ZTE Axon M is Official: 6.75″ Dual Screen Foldable Smartphone!

Amidst a sea of increasingly bezel-less smartphones, ZTE is looking to differentiate itself from its competitors. The company’s flagship smartphone of 2017 may not pack the top-tier hardware specifications we’re seeing in the latest flagships from Samsung, OnePlus, or Google but it has one particular hardware feature to make up for it—a second screen. Indeed, ZTE is attempting to do what Kyocera failed to do with its Echo device back in 2011. The company is hoping to beat Samsung to the market with the first truly functional, foldable smartphone. Can the ZTE Axon M live up to expectations?

ZTE Axon M
Display 2 x 5.2″ @ 1920×1080.  (1920×2160 “single screen” when folded)
Size & Weight 150.8 x 71.6 x 12.1mm, 230g
SoC Qualcomm Snapdragon 821, Adreno 530 GPU
RAM 4GB
Battery 3,180 mAh
Internal Storage 64GB
MicroSD Slot Yes (up to 256GB)
Rear Camera 20MP f/1.8 aperture, PDAF, dual-image stabilization, dual LED flash
3.5mm Headphone Jack Yes
Fingerprint Scanner Yes (integrated into power button)
Software Android Nougat 7.1.2 (promised update to Android Oreo)
Price $725
Availability U.S: AT&T ($24.17/month on AT&T Next) this Holiday 2017

Japan: NTT Docomo

China: China Telecom and JD.com in Q1 2018

Europe: Q1 2018


Design

Before we talk about the Axon M, we need to talk about its predecessor, the Kyocera Echo. The Echo was released far ahead of its time when Android was still in its pre-Holo days. Not only was the ecosystem inadequate for the Echo (the device had a “tablet mode” before Google started its tablet push with Android Honeycomb), but it was clunky to use.

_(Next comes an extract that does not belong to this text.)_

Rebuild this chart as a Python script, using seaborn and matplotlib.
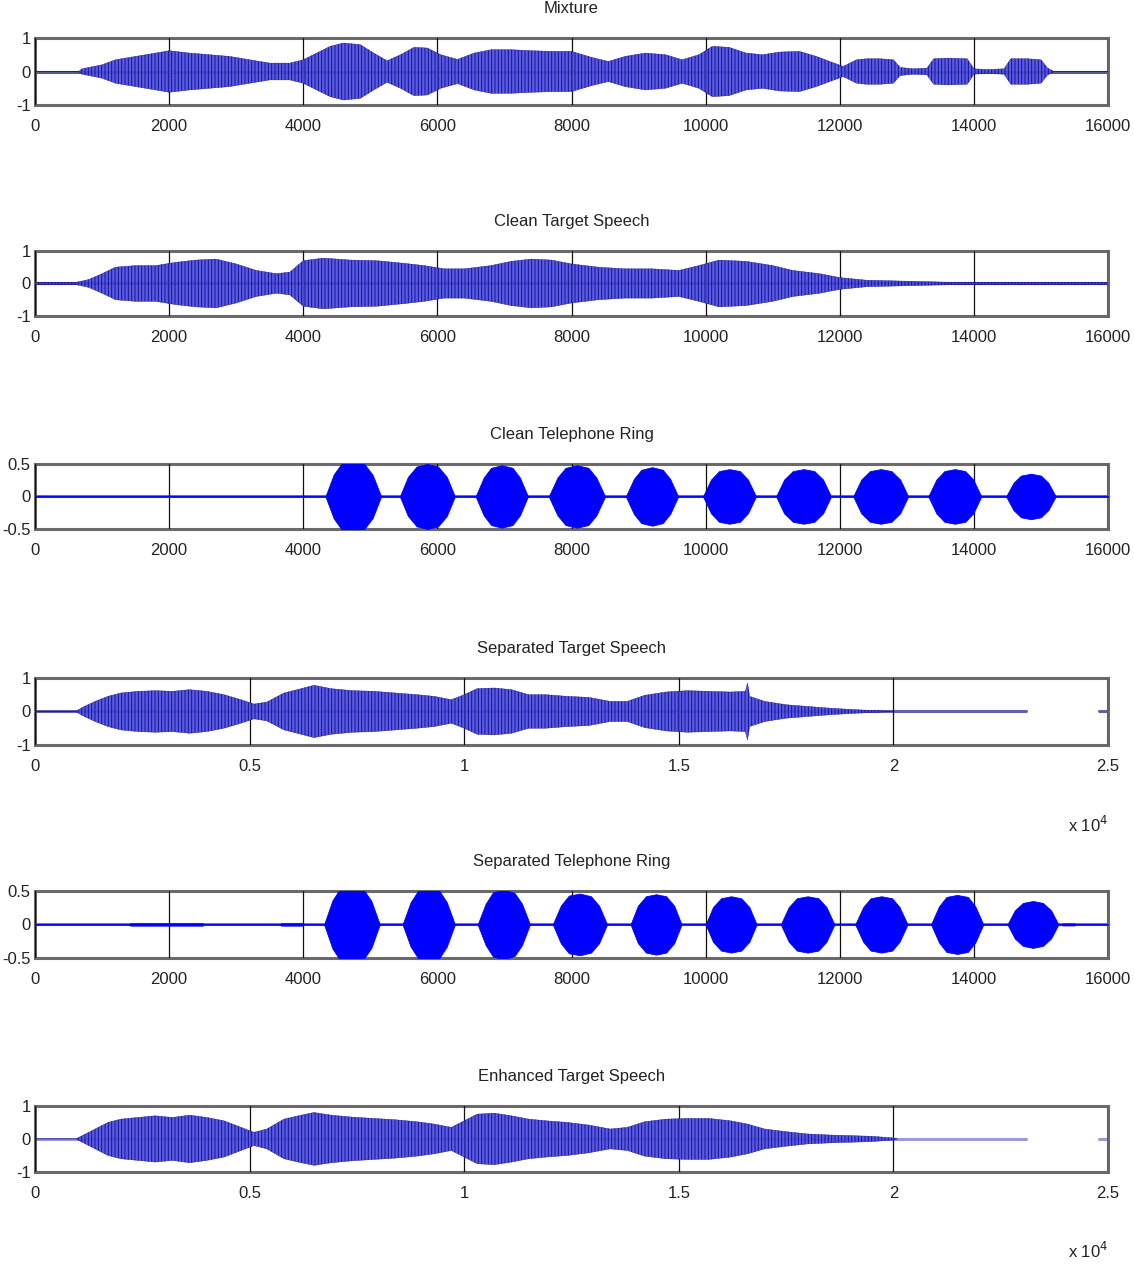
"""Speech / telephone ring separation waveforms, six stacked panels."""

import matplotlib.pyplot as plt
import seaborn as sns

# ---- data: waveform envelopes (sample index, peak amplitude) ----
mixture_env = [
    (0, 0), (650, 0), (700, 0.08), (1000, 0.2), (1200, 0.35), (1500, 0.45), (1800, 0.55),
    (2000, 0.62), (2300, 0.55), (2600, 0.5), (2900, 0.45), (3200, 0.35), (3500, 0.25),
    (3800, 0.25), (4000, 0.35), (4200, 0.55), (4400, 0.75), (4600, 0.85), (4850, 0.8),
    (5050, 0.55), (5250, 0.32), (5450, 0.5), (5650, 0.72), (5850, 0.7), (6050, 0.5),
    (6300, 0.36), (6550, 0.55), (6800, 0.65), (7100, 0.65), (7400, 0.62), (7700, 0.6),
    (8000, 0.6), (8300, 0.42), (8550, 0.3), (8800, 0.45), (9100, 0.55), (9400, 0.5),
    (9650, 0.35), (9900, 0.5), (10100, 0.75), (10350, 0.72), (10600, 0.55), (10850, 0.5),
    (11100, 0.58), (11400, 0.6), (11650, 0.45), (11850, 0.3), (12050, 0.15), (12250, 0.35),
    (12400, 0.38), (12600, 0.38), (12800, 0.35), (12900, 0.12), (13100, 0.08), (13300, 0.1),
    (13400, 0.38), (13600, 0.4), (13900, 0.38), (14000, 0.08), (14200, 0.06), (14450, 0.08),
    (14550, 0.38), (14800, 0.38), (15000, 0.35), (15100, 0.1), (15200, 0), (16000, 0),
]

clean_speech_env = [
    (0, 0.03), (600, 0.03), (800, 0.12), (1000, 0.3), (1200, 0.5), (1500, 0.55), (1800, 0.55),
    (2100, 0.65), (2400, 0.72), (2700, 0.75), (3000, 0.6), (3300, 0.4), (3600, 0.3),
    (3800, 0.35), (4000, 0.7), (4300, 0.78), (4700, 0.72), (5100, 0.7), (5500, 0.62),
    (5800, 0.55), (6100, 0.45), (6400, 0.45), (6800, 0.55), (7100, 0.68), (7400, 0.75),
    (7700, 0.72), (8000, 0.6), (8400, 0.5), (8800, 0.45), (9200, 0.45), (9600, 0.4),
    (9900, 0.55), (10200, 0.72), (10600, 0.68), (11000, 0.55), (11300, 0.4), (11700, 0.3),
    (12000, 0.18), (12400, 0.1), (12800, 0.08), (13200, 0.06), (13600, 0.04), (14000, 0.03),
    (16000, 0.03),
]

clean_ring_env = [
    (0, 0),
    (4330, 0), (4455, 0.34), (4580, 0.52), (4745, 0.56), (4910, 0.5), (5035, 0.33), (5160, 0),
    (5440, 0), (5560, 0.3), (5690, 0.46), (5850, 0.5), (6010, 0.46), (6140, 0.3), (6260, 0),
    (6570, 0), (6690, 0.29), (6800, 0.44), (6960, 0.48), (7120, 0.44), (7230, 0.29), (7350, 0),
    (7660, 0), (7790, 0.29), (7910, 0.44), (8080, 0.48), (8250, 0.44), (8370, 0.29), (8500, 0),
    (8810, 0), (8930, 0.27), (9040, 0.41), (9200, 0.45), (9360, 0.41), (9470, 0.27), (9590, 0),
    (9960, 0), (10080, 0.26), (10200, 0.39), (10355, 0.42), (10510, 0.39), (10630, 0.26), (10750, 0),
    (11050, 0), (11170, 0.26), (11300, 0.39), (11460, 0.42), (11620, 0.39), (11750, 0.26), (11870, 0),
    (12200, 0), (12320, 0.26), (12450, 0.39), (12610, 0.42), (12770, 0.39), (12900, 0.26), (13020, 0),
    (13320, 0), (13440, 0.26), (13560, 0.39), (13715, 0.42), (13870, 0.39), (13990, 0.26), (14110, 0),
    (14480, 0), (14590, 0.21), (14700, 0.32), (14850, 0.35), (15000, 0.32), (15110, 0.21), (15220, 0),
    (16000, 0),
]

sep_speech_env = [
    (0, 0), (950, 0), (1100, 0.12), (1400, 0.3), (1700, 0.45), (2000, 0.55), (2400, 0.6),
    (2800, 0.62), (3200, 0.6), (3600, 0.65), (4000, 0.6), (4400, 0.5), (4800, 0.35),
    (5100, 0.22), (5400, 0.28), (5800, 0.55), (6200, 0.68), (6500, 0.78), (6900, 0.68),
    (7400, 0.62), (7900, 0.6), (8400, 0.55), (8900, 0.5), (9300, 0.45), (9700, 0.35),
    (10000, 0.5), (10300, 0.68), (10700, 0.7), (11100, 0.65), (11500, 0.5), (11900, 0.5),
    (12400, 0.45), (12900, 0.42), (13400, 0.3), (13800, 0.3), (14200, 0.48), (14700, 0.58),
    (15200, 0.62), (15700, 0.6), (16200, 0.58), (16550, 0.6), (16600, 0.85), (16650, 0.45),
    (17000, 0.3), (17500, 0.2), (18000, 0.15), (18500, 0.1), (19000, 0.06), (19500, 0.03),
    (20000, 0),
]

sep_ring_env = [
    (0, 0),
    (1400, 0), (1420, 0.018), (2500, 0.018), (2520, 0),
    (3650, 0), (3670, 0.018), (3980, 0.018), (4000, 0),
    (4310, 0), (4435, 0.36), (4560, 0.55), (4725, 0.6), (4890, 0.53), (5015, 0.35), (5140, 0),
    (5480, 0), (5600, 0.33), (5710, 0.5), (5870, 0.55), (6030, 0.5), (6140, 0.33), (6260, 0),
    (6600, 0), (6720, 0.31), (6830, 0.48), (6990, 0.52), (7150, 0.47), (7260, 0.31), (7380, 0),
    (7720, 0), (7840, 0.28), (7960, 0.43), (8125, 0.46), (8290, 0.42), (8410, 0.28), (8530, 0),
    (8880, 0), (8990, 0.28), (9110, 0.42), (9260, 0.45), (9410, 0.42), (9530, 0.28), (9640, 0),
    (10000, 0), (10110, 0.26), (10230, 0.39), (10380, 0.42), (10530, 0.39), (10650, 0.26), (10760, 0),
    (11120, 0), (11240, 0.26), (11360, 0.39), (11520, 0.42), (11680, 0.39), (11800, 0.26), (11920, 0),
    (12230, 0), (12350, 0.26), (12460, 0.39), (12620, 0.42), (12780, 0.39), (12890, 0.26), (13010, 0),
    (13360, 0), (13480, 0.27), (13590, 0.41), (13750, 0.44), (13910, 0.41), (14020, 0.27), (14140, 0),
    (14500, 0), (14610, 0.21), (14730, 0.32), (14880, 0.35), (15030, 0.32), (15150, 0.21), (15260, 0),
    (15300, 0), (15320, 0.015), (15500, 0.015), (15520, 0), (16000, 0),
]

enhanced_env = [
    (0, 0), (950, 0), (1100, 0.1), (1400, 0.3), (1700, 0.5), (2000, 0.6), (2400, 0.65),
    (2800, 0.7), (3200, 0.65), (3600, 0.72), (4000, 0.65), (4400, 0.55), (4800, 0.35),
    (5100, 0.2), (5400, 0.3), (5800, 0.6), (6200, 0.72), (6500, 0.8), (6900, 0.72),
    (7400, 0.66), (7900, 0.62), (8400, 0.58), (8900, 0.52), (9300, 0.45), (9700, 0.35),
    (10000, 0.55), (10300, 0.75), (10700, 0.78), (11100, 0.7), (11500, 0.6), (11900, 0.55),
    (12400, 0.5), (12900, 0.42), (13400, 0.3), (13800, 0.35), (14200, 0.52), (14700, 0.6),
    (15200, 0.62), (15700, 0.62), (16200, 0.55), (16600, 0.45), (17000, 0.3), (17500, 0.22),
    (18000, 0.15), (18500, 0.12), (19000, 0.1), (19500, 0.08), (20000, 0.03), (20100, 0),
]

# stretches where the zero line of the trace is drawn
full_16k = [(0, 16000)]
split_25k = [(0, 23100), (24800, 25000)]

titles = [
    "Mixture", "Clean Target Speech", "Clean Telephone Ring",
    "Separated Target Speech", "Separated Telephone Ring", "Enhanced Target Speech",
]
ticks_16k = [0, 2000, 4000, 6000, 8000, 10000, 12000, 14000, 16000]
ticks_25k = [0, 5000, 10000, 15000, 20000, 25000]
labels_25k = ["0", "0.5", "1", "1.5", "2", "2.5"]
yticks_speech = [-1, 0, 1]
yticks_ring = [-0.5, 0, 0.5]
ylabels_ring = ["-0.5", "0", "0.5"]

sns.set_theme(style="white")
plt.rcParams["font.family"] = ["Liberation Sans Narrow", "Liberation Sans", "DejaVu Sans"]
plt.rcParams["axes.unicode_minus"] = False
plt.rcParams["hatch.linewidth"] = 0.7

FONT = 12
SPEECH_FILL = "#4c4ce4"
SPEECH_HATCH = "#10107f"
RING_BLUE = "#0000ff"


def draw_trace(ax, env, segments, kind, base_color):
    xs = [p[0] for p in env]
    amps = [p[1] for p in env]
    for start, stop in segments:
        sns.lineplot(x=[start, stop], y=[0, 0], ax=ax, color=base_color,
                     linewidth=2.2, estimator=None, zorder=2)
    lows = [-a for a in amps]
    if kind == "ring":
        ax.fill_between(xs, lows, amps, facecolor=RING_BLUE, edgecolor=RING_BLUE,
                        linewidth=0.6, zorder=3)
    else:
        ax.fill_between(xs, lows, amps, facecolor=SPEECH_FILL, edgecolor=SPEECH_HATCH,
                        hatch="|||||", linewidth=0.3, alpha=0.92, zorder=3)


def style_axes(ax, title, xmax, xticks, xlabels, yticks, ylabels):
    ax.set_xlim(0, xmax)
    ax.set_ylim(yticks[0], yticks[-1])
    ax.set_xticks(xticks)
    ax.set_xticklabels(xlabels, fontsize=FONT)
    ax.set_yticks(yticks)
    ax.set_yticklabels(ylabels, fontsize=FONT)
    ax.set_xlabel("")
    ax.set_ylabel("")
    ax.set_axisbelow(False)
    ax.xaxis.grid(True, color="#111111", linewidth=0.9)
    ax.yaxis.grid(False)
    ax.tick_params(axis="x", direction="in", length=3, pad=10, colors="#222222")
    ax.tick_params(axis="y", direction="in", length=3, pad=3, colors="#222222")
    for side in ax.spines.values():
        side.set_visible(True)
        side.set_color("#6a6a6a")
        side.set_linewidth(2.2)
    ax.set_title(title, fontsize=FONT, pad=18, color="#222222")


fig = plt.figure(figsize=(11.34, 12.7), dpi=100)

left, width = 0.0309, 0.9462
boxes = [
    (0.9173, 0.0528),
    (0.7512, 0.0512),
    (0.5835, 0.0512),
    (0.4134, 0.0528),
    (0.2457, 0.0528),
    (0.0772, 0.0520),
]

panels = [
    (mixture_env, full_16k, "speech", "#5a5a8a"),
    (clean_speech_env, full_16k, "speech", "#20207a"),
    (clean_ring_env, full_16k, "ring", "#707090"),
    (sep_speech_env, split_25k, "speech", "#6060b0"),
    (sep_ring_env, full_16k, "ring", "#7878c8"),
    (enhanced_env, split_25k, "speech", "#9a9ae0"),
]

labels_16k = [str(t) for t in ticks_16k]
speech_ylabels = [str(t) for t in yticks_speech]

for i, ((bottom, height), (env, segs, kind, base), title) in enumerate(zip(boxes, panels, titles)):
    ax = fig.add_axes([left, bottom, width, height])
    draw_trace(ax, env, segs, kind, base)
    if segs is split_25k:
        style_axes(ax, title, 25000, ticks_25k, labels_25k,
                   yticks_speech, speech_ylabels)
        ax.text(0.981, -1.19, r"x 10$^{4}$", transform=ax.transAxes,
                ha="center", va="center", fontsize=FONT, color="#222222")
    elif kind == "ring":
        style_axes(ax, title, 16000, ticks_16k, labels_16k, yticks_ring, ylabels_ring)
    else:
        style_axes(ax, title, 16000, ticks_16k, labels_16k,
                   yticks_speech, speech_ylabels)

fig.savefig("out.png", dpi=100)
plt.close(fig)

When folded together, the Echo measured approximately 17mm in depth which is far thicker than the average device today. Furthermore, the large bezels contributed to the feeling that the device was huge (keep in mind that 4.7″ was large for a smartphone back then). For these reasons and some more we haven’t listed, the Kyocera Echo failed to capture the market and the foldable smartphone concept died with it.

The 2011 Kyocera Echo

But this is 2017 where the industry has been improving on every aspect of smartphones down to nearly eliminating bezels in some cases. Thus, the time is ripe for the foldable smartphone concept to be revived, and it seems that ZTE is the first to take a crack at it. Meet the ZTE Axon M. With a strong hinge connecting two regular smartphone displays and software trickery via Android’s splitscreen functionality plus some home-baked tricks, Axon is pushing a flexible design ahead of the advent of foldable and bendable smartphones in the coming years.


Display

Both of the Axon M’s displays measure 5.2 inches in their diagonal, both featuring the traditional 16:9 aspect ratio as well and they are protected by Gorilla Glass 5. Above the “back” display you’ll see the camera – a single camera for both selfies and regular pictures –  and the device closes like a flip phone giving you a screen on each side. At 1080p resolution, they aren’t the sharpest displays out there, but the relatively small size of each pushes the pixel density to 426 ppi, and you’ll end up seeing twice as many pixels as in other FHD displays once you enter the signature modes that make this device so special.


Software

There are three modes that the Axon M can be used in: Extended ModeDual Mode, and Mirror Mode. In Extended Mode, applications can be stretched across both displays to fill up the combined screen area. In Dual Mode, you can run two different applications at the same time on each display. Finally, in Mirror Mode the Axon M can mirror the same app across both displays.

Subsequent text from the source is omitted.